Washington is Burning

Graeme Garrard describes the events that led to the torching of the new US capital by British troops in August 1814 and considers the impact of the ‘greatest disgrace ever dealt to American arms’ on the US, Britain and Canada.

Washington in flames, August 24th 1814, a contemporary English engraving.

When James Madison, fourth President of the United States and ‘Father of the Constitution’, signed a declaration of war against Britain on June 18th, 1812 he could scarcely have imagined that two years later he would be fleeing from his burning capital before the invading enemy.
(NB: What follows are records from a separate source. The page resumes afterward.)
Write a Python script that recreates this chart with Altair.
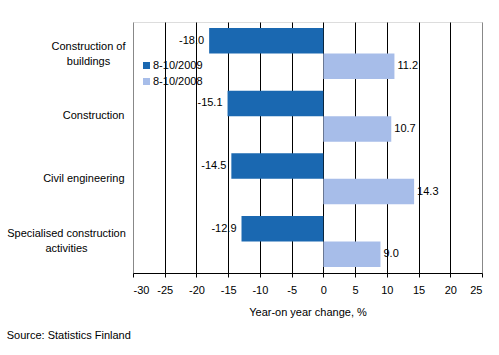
import altair as alt
import pandas as pd

categories = ["Construction of|buildings", "Construction", "Civil engineering",
              "Specialised construction|activities"]
series = ["8-10/2009", "8-10/2008"]
values_2009 = [-18.0, -15.1, -14.5, -12.9]
values_2008 = [11.2, 10.7, 14.3, 9.0]
x_ticks = [-30, -25, -20, -15, -10, -5, 0, 5, 10, 15, 20, 25]

rows = []
for c, v in zip(categories, values_2009):
    rows.append({"cat": c, "series": series[0], "value": v})
for c, v in zip(categories, values_2008):
    rows.append({"cat": c, "series": series[1], "value": v})
df = pd.DataFrame(rows)

FONT = "Liberation Sans"
DARK = "#1a68b1"
LIGHT = "#a7bde9"

two_line = "indexof(datum.label, '|') >= 0"
label_align = {"condition": {"test": two_line, "value": "center"}, "value": "right"}
label_offset = {"condition": {"test": two_line, "value": -7}, "value": 0}
label_padding = {
    "condition": [
        {"test": "datum.label == 'Construction of|buildings'", "value": 45},
        {"test": "datum.label == 'Specialised construction|activities'", "value": 67},
    ],
    "value": 9,
}

y_enc = alt.Y("cat:N", sort=categories, title=None,
              scale=alt.Scale(paddingInner=0.186, paddingOuter=0.096),
              axis=alt.Axis(labelExpr="split(datum.label, '|')", domain=False, ticks=False,
                            labelPadding=label_padding, labelAlign=label_align,
                            labelOffset=label_offset, labelFontSize=11, labelColor="black",
                            labelFont=FONT, labelLineHeight=15, grid=False))
yoff = alt.YOffset("series:N", sort=series, scale=alt.Scale(paddingInner=0, paddingOuter=0))
x_enc = alt.X("value:Q", title="Year-on year change, %",
              scale=alt.Scale(domain=[-30, 25], nice=False, zero=False),
              axis=alt.Axis(values=x_ticks, format="d", labelFontSize=11, labelFont=FONT,
                            labelColor="black", titleFont=FONT, titleFontSize=11,
                            titleFontWeight="normal", titleColor="black", titlePadding=11,
                            tickSize=4, tickColor="black", domainColor="black",
                            labelPadding=7, grid=True,
                            gridColor=alt.condition("datum.value == -30 || datum.value == 25",
                                                    alt.value("#888888"), alt.value("black")),
                            gridOpacity=1))

bars = alt.Chart(df).mark_bar().encode(
    y=y_enc, yOffset=yoff, x=x_enc,
    color=alt.Color("series:N", sort=series,
                    scale=alt.Scale(domain=series, range=[DARK, LIGHT]),
                    legend=alt.Legend(orient="none", legendX=8, legendY=38, title=None,
                                      symbolType="square", symbolSize=49, symbolStrokeWidth=0,
                                      labelFontSize=11, labelFont=FONT, labelColor="black",
                                      rowPadding=4, labelOffset=1))
)

neg = alt.Chart(df[df["series"] == series[0]]).mark_text(
    align="right", baseline="middle", dx=-5, fontSize=11, font=FONT, color="black"
).encode(y=y_enc, yOffset=yoff, x=x_enc, text=alt.Text("value:Q", format=".1f"))

pos = alt.Chart(df[df["series"] == series[1]]).mark_text(
    align="left", baseline="middle", dx=3, fontSize=11, font=FONT, color="black"
).encode(y=y_enc, yOffset=yoff, x=x_enc, text=alt.Text("value:Q", format=".1f"))

chart = alt.layer(bars, neg, pos).properties(
    width=349, height=251,
    title=alt.TitleParams("Source: Statistics Finland", orient="bottom", anchor="start",
                          frame="bounds", font=FONT, fontSize=11, fontWeight="normal",
                          color="black", offset=13),
    autosize=alt.AutoSizeParams(type="none"),
    padding={"left": 133, "top": 22, "right": 17, "bottom": 82},
    background="white",
).configure_view(stroke="#888888", strokeWidth=1).configure(
    locale={"number": {"decimal": ".", "thousands": ",", "grouping": [3],
                       "currency": ["", ""], "minus": "-"}}
)

chart.save("out.html", embed_options={"renderer": "svg", "actions": False})
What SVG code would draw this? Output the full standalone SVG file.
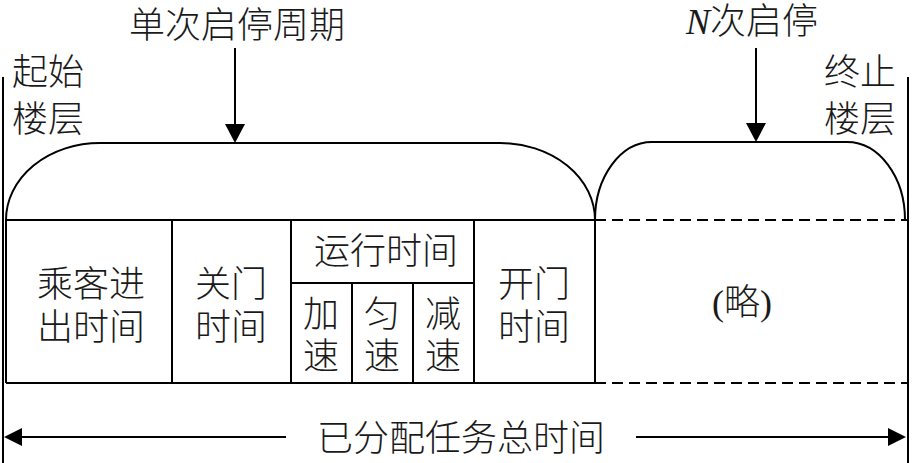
<svg xmlns="http://www.w3.org/2000/svg" width="913" height="463" viewBox="0 0 913 463">
<defs>
<style>
text{font-family:"Liberation Serif","Noto Sans CJK SC",serif;font-size:36px;font-weight:300;fill:#1a1a1a;text-anchor:middle}
.ln{stroke:#000;stroke-width:2;fill:none}
.ds{stroke:#000;stroke-width:2;fill:none;stroke-dasharray:11 6}
.ah{fill:#000;stroke:none}
</style>
</defs>
<rect width="913" height="463" fill="#fff"/>
<g id="boundaries">
<line class="ln" x1="3" y1="77" x2="3" y2="463"/>
<line class="ln" x1="908" y1="77" x2="908" y2="463"/>
<text x="48" y="85">起始</text>
<text x="48" y="132">楼层</text>
<text x="860" y="85">终止</text>
<text x="860" y="132">楼层</text>
</g>
<g id="single-cycle">
<path class="ln" d="M6,220 A94,77 0 0 1 100,143 H500 A95,77 0 0 1 595,220"/>
<text x="237" y="38">单次启停周期</text>
</g>
<g id="n-cycles">
<path class="ln" d="M595,220 A57,78 0 0 1 652,142 H847 A58,78 0 0 1 905,220"/>
<text x="752" y="34"><tspan font-style="italic">N</tspan>次启停</text>
</g>
<g id="table">
<path class="ln" d="M6,220 H595 M6,383 H595 M6,220 V383 M172,220 V383 M291,220 V383 M474,220 V383 M595,220 V383 M291,283 H474 M352,283 V383 M413,283 V383"/>
</g>
<g id="cell-boarding"><text x="91" y="297">乘客进</text><text x="91" y="340">出时间</text></g>
<g id="cell-close"><text x="231" y="297">关门</text><text x="231" y="340">时间</text></g>
<g id="cell-run"><text x="386" y="264">运行时间</text></g>
<g id="cell-accel"><text x="321" y="327">加</text><text x="321" y="369">速</text></g>
<g id="cell-const"><text x="382" y="327">匀</text><text x="382" y="369">速</text></g>
<g id="cell-decel"><text x="443" y="327">减</text><text x="443" y="369">速</text></g>
<g id="cell-open"><text x="534" y="297">开门</text><text x="534" y="340">时间</text></g>
<g id="cell-omitted">
<path class="ds" d="M595,220 H908 M595,383 H908"/>
<text x="742" y="315">(略)</text>
</g>
<g id="connectors">
<line class="ln" x1="235" y1="48" x2="235" y2="128"/>
<polygon class="ah" points="225,124 245,124 235,143"/>
<line class="ln" x1="756" y1="48" x2="756" y2="128"/>
<polygon class="ah" points="746,123 766,123 756,142"/>
<line class="ln" x1="18" y1="437" x2="286" y2="437"/>
<polygon class="ah" points="4,437 22,428 22,446"/>
<line class="ln" x1="636" y1="437" x2="892" y2="437"/>
<polygon class="ah" points="906,437 888,428 888,446"/>
<text x="461" y="451">已分配任务总时间</text>
</g>
</svg>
At the start of the ‘War of 1812’, the first the US had declared on another nation, his friend and predecessor as president, Thomas Jefferson, had smugly declared that the war against Britain’s colonies in what is today Canada would be ‘a mere matter of marching’. As Madison abandoned the White House on horseback with his entourage and raced towards Virginia on August 24th, 1814 he stopped and looked back as he beheld the ruined city of Washington. The smoke from flames that engulfed it could be seen as far away as Baltimore, Maryland. Although he left no personal account of his feelings about these shattering events, the normally imperturbable president must have been deeply shaken by the turn they had taken, as were most Americans. What his many domestic critics had derisively branded ‘Mr Madison’s War’ had led to the only foreign occupation of the US capital in its history.